Comment by potatolicious
5 days ago
> "Even 2 years ago, before agents or reasoning models, these LLMs were extremely powerful. The catch was, you needed to figure out what worked for you."
Sure, but I would argue that the UX is the product, and that has radically improved in the past 6-12 months.
Yes, you could have produced similar results before, manually prompting the model each time, copy and pasting code, re-prompting the model as needed. I would strenuously argue that the structuring and automation of these tasks is what has made these models broadly usable and powerful.
In the same way that Apple didn't event mobile phones nor touchscreens nor OSes, but the specific combination of these things resulted in a product that was different in kind than what came before, and took over the world.
Likewise, the "putting the LLM into a structured box of validation and automated re-prompting" is huge! It changed the product radically, even if its constituent pieces existed already.
[edit] More generally I would argue that 95% of the useful applications of LLMs aren't about advancing the SOTA model capabilities and more about what kind of structured interaction environment we shove them into.
For sure! I mainly meant to say that people should not attribute the "6 more months until it's really good" point as just another symptom of unfounded hype. It may have taken effort to effectively use AI earlier, which somewhat justified the caution, but now it's significantly easier and caution is counter-productive.

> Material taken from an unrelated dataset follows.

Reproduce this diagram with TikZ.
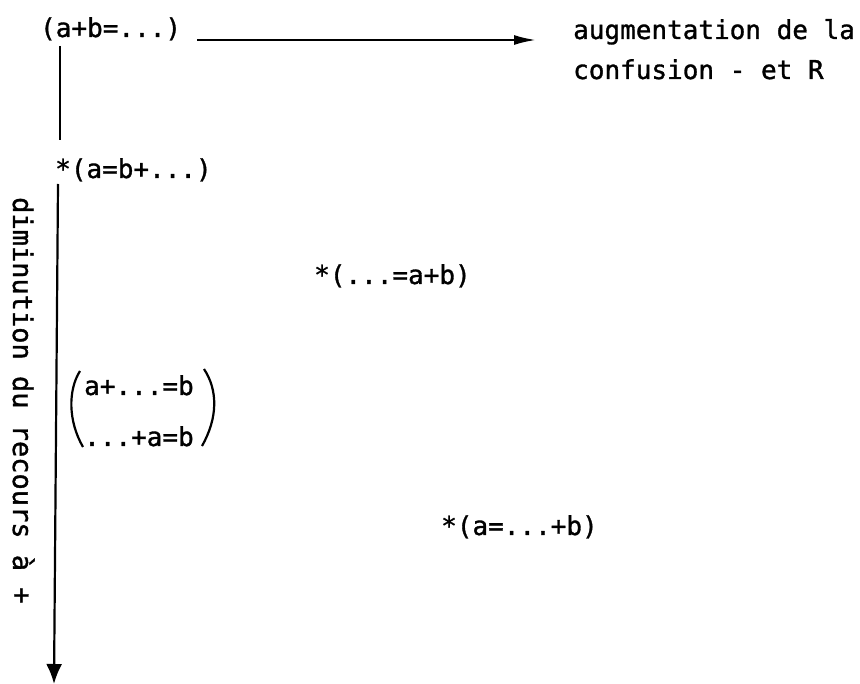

But I think my other point still stands: people will need to figure out for themselves how to fully exploit this technology. What worked for me, for instance, was structuring my code to be essentially functional in nature. This allows for tightly focused contexts which drastically reduces error rates. This is probably orthogonal to the better UX of current AI tooling. Unfortunately, the vast majority of existing code is not functional, and people will have to figure out how to make AI work with that.

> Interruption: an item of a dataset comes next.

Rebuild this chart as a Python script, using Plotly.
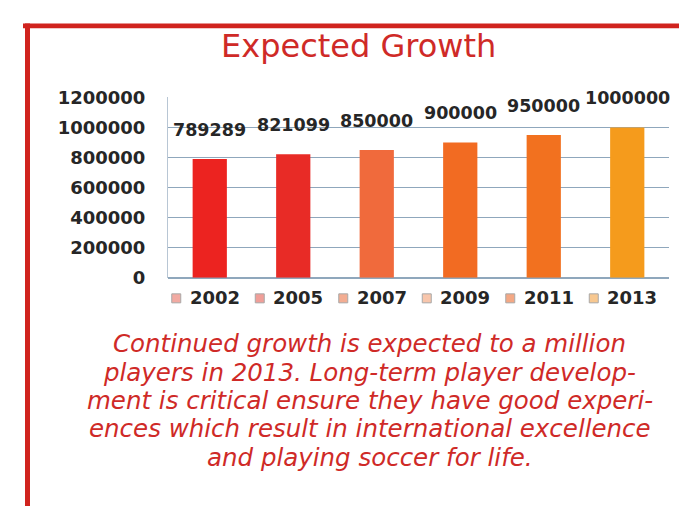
import plotly.graph_objects as go

years = ["2002", "2005", "2007", "2009", "2011", "2013"]
players = [789289, 821099, 850000, 900000, 950000, 1000000]
bar_colors = ["#ec2320", "#e82b26", "#f06a3c", "#f26b22", "#f2711f", "#f59b1c"]
legend_colors = ["#f2aaa2", "#f09e98", "#f3ad92", "#f8c6ac", "#f4a884", "#f8c890"]
y_ticks = [0, 200000, 400000, 600000, 800000, 1000000, 1200000]

title_text = "Expected Growth"
caption_lines = [
    "Continued growth is expected to a million",
    "players in 2013. Long-term player develop-",
    "ment is critical ensure they have good experi-",
    "ences which result in international excellence",
    "and playing soccer for life.",
]

W, H = 679, 516
RED = "#cf2a27"
DARK = "#262626"
LEG_Y = 1 - 299 / H

fig = go.Figure()
shapes = [
    dict(type="rect", xref="paper", yref="paper", x0=23 / W, x1=1.0,
         y0=1 - 18 / H, y1=1 - 13 / H, fillcolor="#d0231e", line=dict(width=0)),
    dict(type="rect", xref="paper", yref="paper", x0=25 / W, x1=30 / W,
         y0=0, y1=1 - 13 / H, fillcolor="#d0231e", line=dict(width=0)),
]
for i, (yr, val, col, lc) in enumerate(zip(years, players, bar_colors, legend_colors)):
    fig.add_trace(go.Bar(
        x=[yr], y=[val], name=yr, marker=dict(color=col, line=dict(width=0)),
        width=0.41, hoverinfo="x+y", showlegend=False,
    ))
    # value label above each bar
    fig.add_annotation(
        x=i, y=val, text=str(val), showarrow=False, yanchor="bottom", yshift=17,
        font=dict(family="DejaVu Sans", size=17.5, color=DARK, weight="bold"),
    )
    # legend entry below the axis: swatch + year
    shapes.append(dict(
        type="rect", xref="x", yref="paper", xsizemode="pixel", ysizemode="pixel",
        xanchor=i, yanchor=LEG_Y, x0=-38, x1=-29, y0=-5, y1=4,
        fillcolor=lc, line=dict(color="#a8a8a8", width=1),
    ))
    fig.add_annotation(
        x=i, y=LEG_Y, yref="paper", text=yr, showarrow=False,
        xanchor="left", yanchor="middle", xshift=-22,
        font=dict(family="DejaVu Sans", size=18, color=DARK, weight="bold"),
    )

# plot area in pixels: x 168..669, y 90..278
x0, x1 = 168 / W, 669 / W
y0, y1 = 1 - 278 / H, 1 - 90 / H

fig.update_layout(
    width=W, height=H,
    margin=dict(l=0, r=0, t=0, b=0),
    paper_bgcolor="white", plot_bgcolor="white",
    barmode="overlay",
    showlegend=False,
    xaxis=dict(
        domain=[x0, x1], type="category", categoryorder="array", categoryarray=years,
        range=[-0.5, len(years) - 0.5],
        showticklabels=False, showgrid=False,
        zeroline=False, showline=False, ticks="",
    ),
    yaxis=dict(
        domain=[y0, y1], range=[0, 1200000], tickvals=y_ticks,
        ticktext=[str(v) for v in y_ticks],
        showgrid=True, gridcolor="#8fa7bc", gridwidth=1,
        showline=True, linecolor="#b8c6d4", linewidth=1,
        zeroline=True, zerolinecolor="#8fa7bc",
        ticks="", ticklabelstandoff=18,
        tickfont=dict(family="DejaVu Sans", size=18, color=DARK, weight="bold"),
    ),
    shapes=shapes,
)

fig.add_annotation(
    xref="paper", yref="paper", x=358 / W, y=1 - 37 / H, text=title_text,
    showarrow=False, xanchor="center", yanchor="middle",
    font=dict(family="DejaVu Sans", size=32, color=RED),
)

line_y = [347, 376.5, 406, 435.5, 465]
for txt, ly in zip(caption_lines, line_y):
    fig.add_annotation(
        xref="paper", yref="paper", x=370 / W, y=1 - ly / H, text=txt,
        showarrow=False, xanchor="center", yanchor="middle", borderpad=0,
        font=dict(family="DejaVu Sans", size=24.5, color=RED, style="italic"),
    )

fig.write_html("out.html")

A lot of that likely plays into your point about the work required to make useful LLM-based applications. To expand a bit more:
* AI is technology that behaves like people. This makes it confusing to reason about and work with. Products will need to solve for this cognitive dissonance to be successful, which will entail a combination of UX and guardrails.
* Context still seems to be king. My (possibly outdated) experience has been the "right" context trumps larger context windows. With code, for instance, this probably entails standard techniques like static analysis to find relevant bits of code, which some tools have been attempting. For data, this might require eliminating overfetching.
* Data engineering will be critical. Not only does it need to be very clean for good results, giving models unfettered access to the data needs the right access controls which, despite regulations like GDPR, are largely non-existent.
* Security in general will need to be upleveled everywhere. Not only can models be tricked, they can trick you into getting compromised, and so there need to even more guardrails.
A lot of these are regular engineering work that is being done even today. Only it often isn't prioritized because there are always higher priorities... like increasing shareholder value ;-) But if folks want to leverage the capabilities of AI in their businesses, they'll have to solve all these problems for themselves. This is a ton of work. Good thing we have AI to help out!